» **Stated goal**
In this exercise, return the whole listing exactly, excluding any images.

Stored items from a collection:
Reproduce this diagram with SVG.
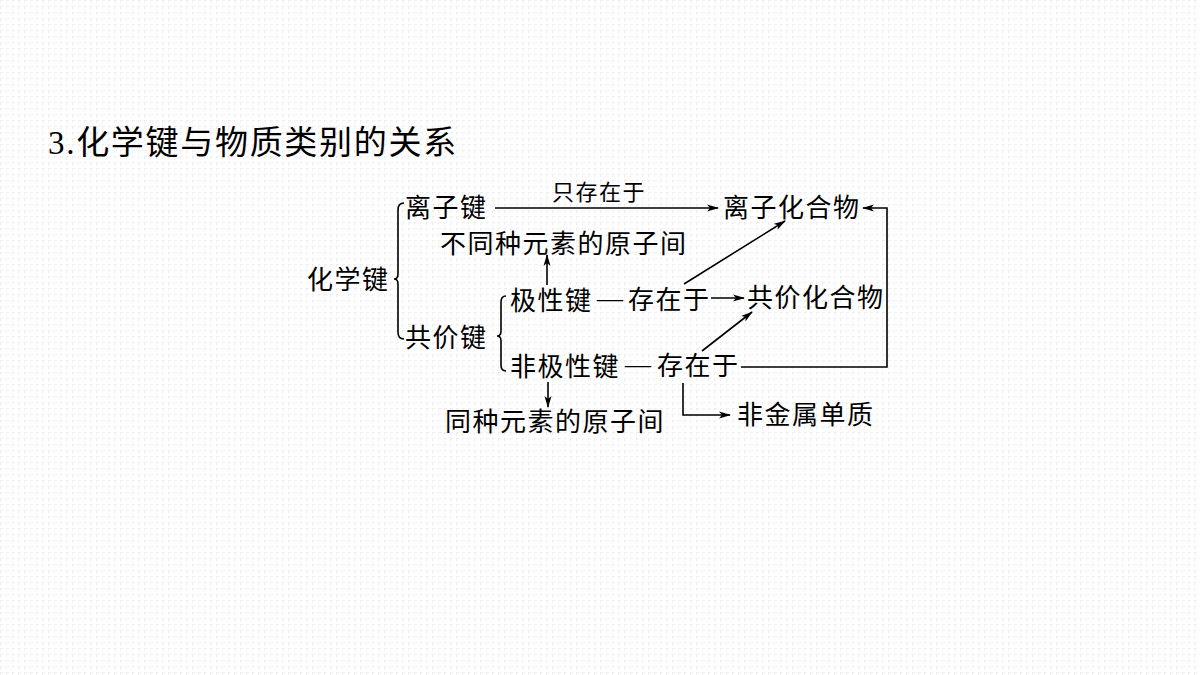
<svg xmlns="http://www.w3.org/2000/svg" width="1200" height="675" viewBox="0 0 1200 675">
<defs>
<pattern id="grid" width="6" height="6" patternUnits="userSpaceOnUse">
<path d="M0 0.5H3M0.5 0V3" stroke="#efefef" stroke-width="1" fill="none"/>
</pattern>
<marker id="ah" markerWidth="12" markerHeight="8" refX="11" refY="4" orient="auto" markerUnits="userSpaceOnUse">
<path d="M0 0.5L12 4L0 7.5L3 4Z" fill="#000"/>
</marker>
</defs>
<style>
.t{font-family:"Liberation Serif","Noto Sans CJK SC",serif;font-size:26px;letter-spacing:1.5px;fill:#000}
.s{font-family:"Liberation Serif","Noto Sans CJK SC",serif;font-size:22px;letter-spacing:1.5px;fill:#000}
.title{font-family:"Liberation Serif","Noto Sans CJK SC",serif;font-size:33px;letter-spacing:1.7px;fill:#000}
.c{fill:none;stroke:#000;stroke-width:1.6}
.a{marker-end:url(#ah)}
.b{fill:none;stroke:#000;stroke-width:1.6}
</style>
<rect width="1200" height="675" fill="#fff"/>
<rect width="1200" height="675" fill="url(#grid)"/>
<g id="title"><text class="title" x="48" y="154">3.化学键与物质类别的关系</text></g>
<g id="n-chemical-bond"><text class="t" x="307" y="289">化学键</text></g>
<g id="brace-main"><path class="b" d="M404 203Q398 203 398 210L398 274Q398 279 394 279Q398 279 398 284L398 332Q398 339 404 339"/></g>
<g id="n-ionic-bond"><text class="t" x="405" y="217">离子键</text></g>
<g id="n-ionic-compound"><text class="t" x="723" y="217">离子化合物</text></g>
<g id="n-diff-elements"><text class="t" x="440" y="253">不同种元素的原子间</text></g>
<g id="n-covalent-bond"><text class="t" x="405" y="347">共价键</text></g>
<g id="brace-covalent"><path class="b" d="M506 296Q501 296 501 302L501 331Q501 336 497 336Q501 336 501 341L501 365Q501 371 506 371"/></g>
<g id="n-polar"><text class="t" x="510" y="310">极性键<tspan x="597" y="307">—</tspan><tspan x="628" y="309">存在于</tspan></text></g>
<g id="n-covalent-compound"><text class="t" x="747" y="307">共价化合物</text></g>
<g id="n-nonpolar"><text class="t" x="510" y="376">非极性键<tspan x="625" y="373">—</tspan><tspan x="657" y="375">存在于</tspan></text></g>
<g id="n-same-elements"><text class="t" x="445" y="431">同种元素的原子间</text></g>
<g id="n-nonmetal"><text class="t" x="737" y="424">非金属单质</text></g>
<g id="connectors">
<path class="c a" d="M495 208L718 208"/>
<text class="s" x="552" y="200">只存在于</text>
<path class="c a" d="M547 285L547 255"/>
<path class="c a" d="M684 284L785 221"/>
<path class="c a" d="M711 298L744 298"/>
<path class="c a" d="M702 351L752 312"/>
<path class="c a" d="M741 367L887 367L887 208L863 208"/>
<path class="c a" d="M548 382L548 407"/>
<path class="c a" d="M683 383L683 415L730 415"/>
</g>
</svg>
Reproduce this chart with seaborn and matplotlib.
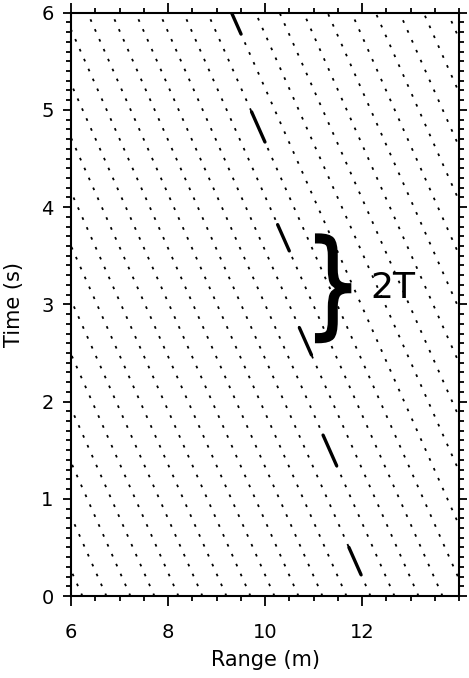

» **Full answer**
Reproduce this diagram with SVG.
<svg xmlns="http://www.w3.org/2000/svg" width="1200" height="675" viewBox="0 0 1200 675">
<defs>
<pattern id="grid" width="6" height="6" patternUnits="userSpaceOnUse">
<path d="M0 0.5H3M0.5 0V3" stroke="#efefef" stroke-width="1" fill="none"/>
</pattern>
<marker id="ah" markerWidth="12" markerHeight="8" refX="11" refY="4" orient="auto" markerUnits="userSpaceOnUse">
<path d="M0 0.5L12 4L0 7.5L3 4Z" fill="#000"/>
</marker>
</defs>
<style>
.t{font-family:"Liberation Serif","Noto Sans CJK SC",serif;font-size:26px;letter-spacing:1.5px;fill:#000}
.s{font-family:"Liberation Serif","Noto Sans CJK SC",serif;font-size:22px;letter-spacing:1.5px;fill:#000}
.title{font-family:"Liberation Serif","Noto Sans CJK SC",serif;font-size:33px;letter-spacing:1.7px;fill:#000}
.c{fill:none;stroke:#000;stroke-width:1.6}
.a{marker-end:url(#ah)}
.b{fill:none;stroke:#000;stroke-width:1.6}
</style>
<rect width="1200" height="675" fill="#fff"/>
<rect width="1200" height="675" fill="url(#grid)"/>
<g id="title"><text class="title" x="48" y="154">3.化学键与物质类别的关系</text></g>
<g id="n-chemical-bond"><text class="t" x="307" y="289">化学键</text></g>
<g id="brace-main"><path class="b" d="M404 203Q398 203 398 210L398 274Q398 279 394 279Q398 279 398 284L398 332Q398 339 404 339"/></g>
<g id="n-ionic-bond"><text class="t" x="405" y="217">离子键</text></g>
<g id="n-ionic-compound"><text class="t" x="723" y="217">离子化合物</text></g>
<g id="n-diff-elements"><text class="t" x="440" y="253">不同种元素的原子间</text></g>
<g id="n-covalent-bond"><text class="t" x="405" y="347">共价键</text></g>
<g id="brace-covalent"><path class="b" d="M506 296Q501 296 501 302L501 331Q501 336 497 336Q501 336 501 341L501 365Q501 371 506 371"/></g>
<g id="n-polar"><text class="t" x="510" y="310">极性键<tspan x="597" y="307">—</tspan><tspan x="628" y="309">存在于</tspan></text></g>
<g id="n-covalent-compound"><text class="t" x="747" y="307">共价化合物</text></g>
<g id="n-nonpolar"><text class="t" x="510" y="376">非极性键<tspan x="625" y="373">—</tspan><tspan x="657" y="375">存在于</tspan></text></g>
<g id="n-same-elements"><text class="t" x="445" y="431">同种元素的原子间</text></g>
<g id="n-nonmetal"><text class="t" x="737" y="424">非金属单质</text></g>
<g id="connectors">
<path class="c a" d="M495 208L718 208"/>
<text class="s" x="552" y="200">只存在于</text>
<path class="c a" d="M547 285L547 255"/>
<path class="c a" d="M684 284L785 221"/>
<path class="c a" d="M711 298L744 298"/>
<path class="c a" d="M702 351L752 312"/>
<path class="c a" d="M741 367L887 367L887 208L863 208"/>
<path class="c a" d="M548 382L548 407"/>
<path class="c a" d="M683 383L683 415L730 415"/>
</g>
</svg>
Reproduce this chart with seaborn and matplotlib.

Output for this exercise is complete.